Skip pictures in the listing below; copy exactly the lines from the one with "Output the Python" through the one with "0.5, 0.5, 0.5, 0.5, 0.5, 0.5, 0.5, 0.5]", inclusive.
-- start of Available records --
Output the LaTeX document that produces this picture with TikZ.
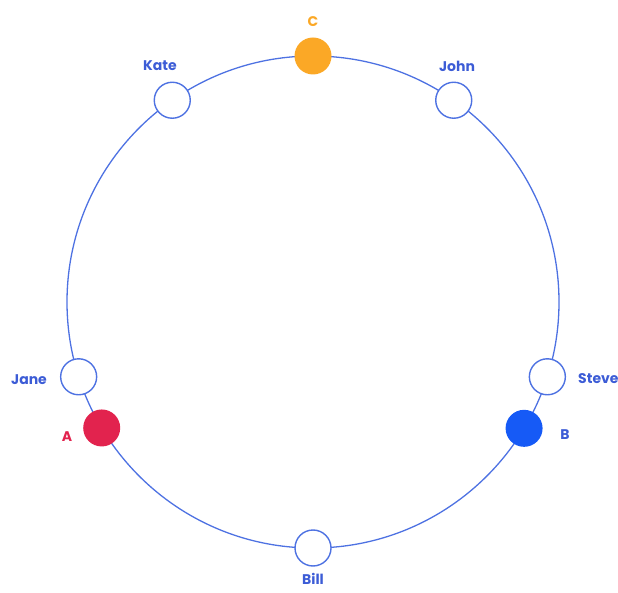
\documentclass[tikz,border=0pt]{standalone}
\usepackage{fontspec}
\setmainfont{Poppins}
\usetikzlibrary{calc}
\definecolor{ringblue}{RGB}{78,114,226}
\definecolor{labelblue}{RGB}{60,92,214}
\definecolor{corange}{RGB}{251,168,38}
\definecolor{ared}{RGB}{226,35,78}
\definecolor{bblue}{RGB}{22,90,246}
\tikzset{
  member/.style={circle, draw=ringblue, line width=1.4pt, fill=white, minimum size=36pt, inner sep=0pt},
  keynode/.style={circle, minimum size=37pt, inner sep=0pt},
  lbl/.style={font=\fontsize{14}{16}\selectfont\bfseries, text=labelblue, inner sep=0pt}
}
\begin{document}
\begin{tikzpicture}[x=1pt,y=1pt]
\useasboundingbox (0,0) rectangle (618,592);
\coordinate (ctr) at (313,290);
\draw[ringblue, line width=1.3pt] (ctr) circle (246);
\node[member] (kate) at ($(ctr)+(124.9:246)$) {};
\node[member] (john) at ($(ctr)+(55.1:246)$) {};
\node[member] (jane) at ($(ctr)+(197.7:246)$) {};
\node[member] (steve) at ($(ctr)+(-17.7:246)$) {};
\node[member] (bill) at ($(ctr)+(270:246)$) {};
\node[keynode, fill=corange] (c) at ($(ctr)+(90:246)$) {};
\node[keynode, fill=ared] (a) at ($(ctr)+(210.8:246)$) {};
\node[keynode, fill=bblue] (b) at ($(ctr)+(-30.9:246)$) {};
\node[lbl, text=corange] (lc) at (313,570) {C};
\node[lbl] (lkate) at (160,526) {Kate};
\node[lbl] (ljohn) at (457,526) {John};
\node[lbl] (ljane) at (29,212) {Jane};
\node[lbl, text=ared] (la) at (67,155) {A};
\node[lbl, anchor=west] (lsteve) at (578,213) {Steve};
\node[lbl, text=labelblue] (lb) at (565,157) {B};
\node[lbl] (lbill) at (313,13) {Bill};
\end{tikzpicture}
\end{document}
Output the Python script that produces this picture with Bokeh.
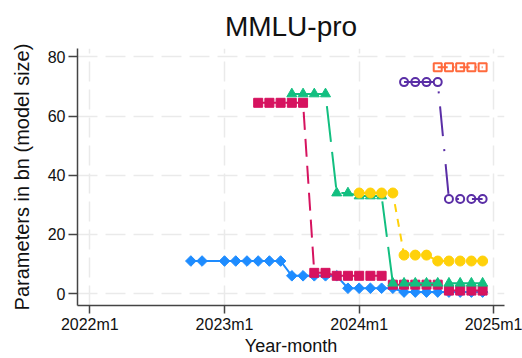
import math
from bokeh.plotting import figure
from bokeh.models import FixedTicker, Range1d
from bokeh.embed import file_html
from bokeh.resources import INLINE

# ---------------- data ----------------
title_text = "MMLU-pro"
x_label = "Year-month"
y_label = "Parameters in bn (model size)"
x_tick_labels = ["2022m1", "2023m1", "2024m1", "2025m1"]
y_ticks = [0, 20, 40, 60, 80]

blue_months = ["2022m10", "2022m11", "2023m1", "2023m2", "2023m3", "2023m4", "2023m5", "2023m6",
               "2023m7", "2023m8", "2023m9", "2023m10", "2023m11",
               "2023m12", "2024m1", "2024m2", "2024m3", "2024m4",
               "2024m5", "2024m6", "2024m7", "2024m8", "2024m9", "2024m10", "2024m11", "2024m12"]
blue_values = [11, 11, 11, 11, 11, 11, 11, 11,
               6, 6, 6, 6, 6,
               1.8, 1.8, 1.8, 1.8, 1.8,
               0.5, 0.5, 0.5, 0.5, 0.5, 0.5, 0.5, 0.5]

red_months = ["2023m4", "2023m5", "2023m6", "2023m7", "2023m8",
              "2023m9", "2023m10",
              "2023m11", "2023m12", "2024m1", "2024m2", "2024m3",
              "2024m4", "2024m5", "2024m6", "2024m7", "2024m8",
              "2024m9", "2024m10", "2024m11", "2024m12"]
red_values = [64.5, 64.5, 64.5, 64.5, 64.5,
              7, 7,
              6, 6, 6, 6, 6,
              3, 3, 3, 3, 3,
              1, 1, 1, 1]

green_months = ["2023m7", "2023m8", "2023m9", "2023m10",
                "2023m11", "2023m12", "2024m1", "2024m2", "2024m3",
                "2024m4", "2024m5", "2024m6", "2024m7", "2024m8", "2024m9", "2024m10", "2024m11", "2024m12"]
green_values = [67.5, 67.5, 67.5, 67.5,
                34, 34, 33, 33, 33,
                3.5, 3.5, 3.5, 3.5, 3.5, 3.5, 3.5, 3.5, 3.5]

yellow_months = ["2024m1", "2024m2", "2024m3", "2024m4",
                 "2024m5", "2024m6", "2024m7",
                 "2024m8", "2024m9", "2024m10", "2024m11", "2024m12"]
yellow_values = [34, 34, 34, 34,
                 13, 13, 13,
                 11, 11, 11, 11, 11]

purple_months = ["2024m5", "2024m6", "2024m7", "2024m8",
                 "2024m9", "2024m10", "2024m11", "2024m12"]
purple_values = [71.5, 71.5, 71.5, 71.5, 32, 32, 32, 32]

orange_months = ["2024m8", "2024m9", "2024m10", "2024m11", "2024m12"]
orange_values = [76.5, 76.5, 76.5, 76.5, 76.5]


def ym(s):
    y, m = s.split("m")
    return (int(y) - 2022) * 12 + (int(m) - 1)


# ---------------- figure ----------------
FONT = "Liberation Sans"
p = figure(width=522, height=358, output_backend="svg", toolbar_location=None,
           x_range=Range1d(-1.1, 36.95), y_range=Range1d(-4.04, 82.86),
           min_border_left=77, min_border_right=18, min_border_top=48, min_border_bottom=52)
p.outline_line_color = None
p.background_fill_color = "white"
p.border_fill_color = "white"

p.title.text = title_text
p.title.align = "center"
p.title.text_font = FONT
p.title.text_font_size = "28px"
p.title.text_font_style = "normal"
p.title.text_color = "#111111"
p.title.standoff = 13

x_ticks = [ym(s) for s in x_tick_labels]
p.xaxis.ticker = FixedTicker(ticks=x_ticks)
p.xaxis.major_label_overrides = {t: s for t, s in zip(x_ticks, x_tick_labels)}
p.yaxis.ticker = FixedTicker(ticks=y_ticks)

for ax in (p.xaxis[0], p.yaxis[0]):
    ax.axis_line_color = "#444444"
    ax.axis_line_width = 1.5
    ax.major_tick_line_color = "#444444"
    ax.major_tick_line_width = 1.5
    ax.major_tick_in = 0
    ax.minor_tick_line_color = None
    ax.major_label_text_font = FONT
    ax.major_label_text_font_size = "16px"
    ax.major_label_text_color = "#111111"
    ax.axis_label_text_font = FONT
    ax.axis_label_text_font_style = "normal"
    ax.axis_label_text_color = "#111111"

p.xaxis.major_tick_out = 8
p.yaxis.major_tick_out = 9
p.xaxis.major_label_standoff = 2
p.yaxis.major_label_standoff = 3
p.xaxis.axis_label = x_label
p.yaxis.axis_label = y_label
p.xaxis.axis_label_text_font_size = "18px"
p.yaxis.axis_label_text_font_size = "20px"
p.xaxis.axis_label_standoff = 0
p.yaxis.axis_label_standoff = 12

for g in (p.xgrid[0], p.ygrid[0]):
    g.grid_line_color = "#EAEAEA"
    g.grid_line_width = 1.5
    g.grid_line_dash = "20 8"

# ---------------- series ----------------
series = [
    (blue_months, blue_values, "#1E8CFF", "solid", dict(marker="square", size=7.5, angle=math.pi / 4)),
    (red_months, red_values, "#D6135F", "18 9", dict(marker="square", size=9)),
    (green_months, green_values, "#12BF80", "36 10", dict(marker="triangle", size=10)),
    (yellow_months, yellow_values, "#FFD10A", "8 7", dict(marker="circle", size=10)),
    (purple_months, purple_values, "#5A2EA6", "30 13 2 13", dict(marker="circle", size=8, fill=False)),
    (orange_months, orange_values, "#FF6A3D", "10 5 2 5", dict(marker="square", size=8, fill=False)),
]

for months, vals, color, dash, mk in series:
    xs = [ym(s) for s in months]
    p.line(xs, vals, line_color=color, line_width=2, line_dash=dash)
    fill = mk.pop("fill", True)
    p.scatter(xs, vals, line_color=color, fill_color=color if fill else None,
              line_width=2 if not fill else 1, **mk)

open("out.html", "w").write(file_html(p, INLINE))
-- end of Available records --
:: Solution ::
Output the Python script that produces this picture with Bokeh.
import math
from bokeh.plotting import figure
from bokeh.models import FixedTicker, Range1d
from bokeh.embed import file_html
from bokeh.resources import INLINE

# ---------------- data ----------------
title_text = "MMLU-pro"
x_label = "Year-month"
y_label = "Parameters in bn (model size)"
x_tick_labels = ["2022m1", "2023m1", "2024m1", "2025m1"]
y_ticks = [0, 20, 40, 60, 80]

blue_months = ["2022m10", "2022m11", "2023m1", "2023m2", "2023m3", "2023m4", "2023m5", "2023m6",
               "2023m7", "2023m8", "2023m9", "2023m10", "2023m11",
               "2023m12", "2024m1", "2024m2", "2024m3", "2024m4",
               "2024m5", "2024m6", "2024m7", "2024m8", "2024m9", "2024m10", "2024m11", "2024m12"]
blue_values = [11, 11, 11, 11, 11, 11, 11, 11,
               6, 6, 6, 6, 6,
               1.8, 1.8, 1.8, 1.8, 1.8,
               0.5, 0.5, 0.5, 0.5, 0.5, 0.5, 0.5, 0.5]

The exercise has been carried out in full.